Damas was born in Cayenne, French Guiana, a French territory in South America. Raised in a middle-class, mulatto family, he was pressured by parents and teachers throughout his youth to accept French culture and customs. His antipathy toward assimilation emerged later as a major theme in his poetry, particularly Black-Label (1956). He attended elementary and secondary schools in Cayenne and in Fort-de-France, Martinique, before traveling to Paris in the early 1930s. There, he attended the Université de Paris, studying literature, oriental languages, history, law, economics, and ethnology. While in Paris, he associated himself with the Surrealist movement, publishing poems as early as 1934 in such prestigious French literary journals as Esprit; he also met Aimé Césaire and Léopold Sédar Senghor, with whom he founded Negritude and the short-lived journal L'étudiant noir. Damas published his first book, Pigments, in 1937. His second book, Retour de Guyane (1938), a nonfiction critique of French colonialism, developed out of an ethnographic study Damas conducted in 1934 on the Bush Negroes of French Guiana. After World War II, during which he was active in the French Resistance, Damas continued his research into African culture in the Caribbean and South America. From 1948 to 1951, Damas represented French Guiana in the French National Assembly, and beginning in 1966, he served as a representative for the Société Africaine de Culture in the United Nations Educational, Scientific, and Cultural Organization (UNESCO). He also taught modern and African literature at Federal City College and Howard University, both in Washington, D.C. At the time of his death in 1978, he was a Distinguished Professor of African Literature at Howard University.

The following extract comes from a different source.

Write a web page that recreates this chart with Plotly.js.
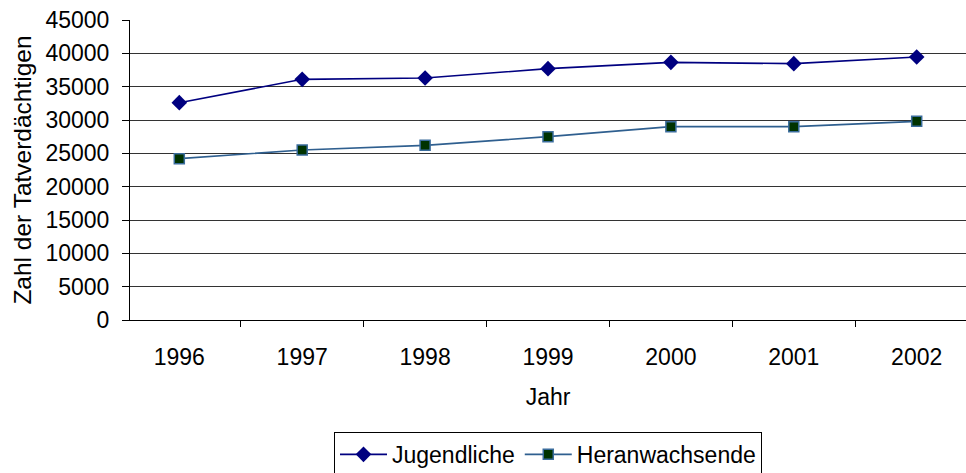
<!DOCTYPE html>
<html>
<head>
<meta charset="utf-8">
<script src="https://cdn.plot.ly/plotly-3.0.1.min.js"></script>
<style>html,body{margin:0;padding:0;background:#fff;}#chart{width:966px;height:473px;}</style>
</head>
<body>
<div id="chart"></div>
<script>
var years = ["1996", "1997", "1998", "1999", "2000", "2001", "2002"];
var jugendliche = [32600, 36100, 36300, 37700, 38650, 38450, 39450];
var heranwachsende = [24200, 25500, 26200, 27500, 29000, 29000, 29800];
var yTicks = [0, 5000, 10000, 15000, 20000, 25000, 30000, 35000, 40000, 45000];

var FONT = "Liberation Sans, Arial, sans-serif";
var SIZE = 23;

var traces = [
  {
    x: years, y: jugendliche, name: "Jugendliche", type: "scatter", mode: "lines+markers",
    line: {color: "#000080", width: 1.6},
    marker: {symbol: "diamond", size: 12, color: "#000080", line: {width: 0}}
  },
  {
    x: years, y: heranwachsende, name: "Heranwachsende", type: "scatter", mode: "lines+markers",
    line: {color: "#2f5f8f", width: 1.6},
    marker: {symbol: "square", size: 10, color: "#003300", line: {width: 1.5, color: "#3a6c9c"}}
  }
];

var layout = {
  width: 966, height: 473,
  margin: {l: 130, r: 0, t: 20, b: 153, autoexpand: false},
  paper_bgcolor: "#ffffff", plot_bgcolor: "#ffffff",
  font: {family: FONT, size: SIZE, color: "#000"},
  showlegend: true,
  xaxis: {
    type: "category",
    tickson: "boundaries",
    ticks: "outside", ticklen: 6, tickcolor: "#000", tickwidth: 1,
    ticklabelstandoff: 16,
    showgrid: false, showline: true, linecolor: "#000", linewidth: 1,
    zeroline: false,
    tickfont: {family: FONT, size: SIZE, color: "#000"},
    title: {text: "Jahr", font: {family: FONT, size: SIZE, color: "#000"}, standoff: 20}
  },
  yaxis: {
    range: [0, 45000],
    tickvals: yTicks,
    ticktext: yTicks.map(String),
    ticks: "outside", ticklen: 7, tickcolor: "#000", tickwidth: 1,
    ticklabelstandoff: 8,
    showgrid: true, gridcolor: "#333", gridwidth: 1,
    showline: true, linecolor: "#000", linewidth: 1,
    zeroline: false,
    tickfont: {family: FONT, size: SIZE, color: "#000"},
    title: {text: "Zahl der Tatverdächtigen", font: {family: FONT, size: 24.5, color: "#000"}, standoff: 6}
  },
  legend: {
    orientation: "h",
    x: 0.5, xanchor: "center",
    y: -0.373, yanchor: "top",
    bordercolor: "#000", borderwidth: 1,
    bgcolor: "#fff",
    font: {family: FONT, size: SIZE, color: "#000"},
    itemwidth: 47
  }
};

Plotly.newPlot("chart", traces, layout, {displayModeBar: false, staticPlot: true});
</script>
</body>
</html>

The chief concerns of Damas's poetry are racism, the problems of self-identity caused by the French colonial policy of assimilation, and the weaknesses of Western culture and society. Narrated in the first person by a character who assumes the role of a victim, the poems in Pigments constitute Damas's most vehement and direct treatment of his major themes. In such poems as "Ils sont venus ce soir" ("They Came That Night"), with its image of slave traders interrupting an African dance, Damas constructs a dichotomy between blacks and whites, maintaining that blacks are an exploited people and that whites are the exploiters who wish to rob blacks of their African identity. "Solde" ("Sell Out") addresses the discomfort and alienation Damas feels as a member of Western society, while "Hoquet" ("Hiccups") laments his bourgeois upbringing and "Réalité" ("Reality") expresses his shame for feeling culturally white. In "S.O.S." he suggests that the relationship between colonized blacks and colonizing whites is similar to that between the Jews and Nazis during the years surrounding World War II. In other poems Damas attacks Western religion as hypocritical and ridicules the double standard of French society, arguing that even though a black may act white, he is always considered a second-class citizen. In "Contre notre amour qui ne voulait rien d'autre," for instance, he comments on the use of Noah's curse of Ham in the Old Testament as a justification for the subjugation of blacks. Black-Label, Damas's only book-length poem, documents the musings and reminiscences of an exiled black during an evening spent drinking Black-Label. Concerned with self-contempt and "negro lackeyism," the poem addresses what J. M. Ita calls "the crippling effects of being brought up to despise what one is, and cannot help but be." Damas's love poems, collected in Graffiti (1952) and Névralgies (1966), focus on loss and lack of fulfillment. His book-length prose works include Retour de Guyane and Veillées noires (1943), a collection of folktales that combine elements from African, Amerindian, and European storytelling traditions. These tales treat such themes as the ability of the powerless to survive and the injustice of social orders based on race.
Critics generally concur that Pigments is Damas's most enduring and engaging work; none of his subsequent writings, they argue, equal its intensity and urgency. Most commentators tend to focus on the stylistics of Damas's poetry, particularly his use of humor, musical rhythms, repetition, and unorthodox typography. Poems such as "Bientôt," for example, are wholly structured on a repetitive form which invokes a sense of circularity, completeness, and musical rhythm. Such techniques sometimes give his poetry the appearance of extreme simplicity, which, many critics argue, demonstrates Damas's skill in manipulating language to achieve complex effects. Regarding the humor in his verse, commentators note Damas's reversal of stereotypes and frequent use of puns. The title of "Nuit blanche" ("Sleepless Night"), for instance, is an untranslatable pun for "sleepless night" and "night spent with whites." Critics disagree, however, about the ultimate significance of Damas's poetry. While some contend that Damas is simply a poet of Negritude, others claim that his poetry transcends its immediate context and that his love poems in particular are racially anonymous.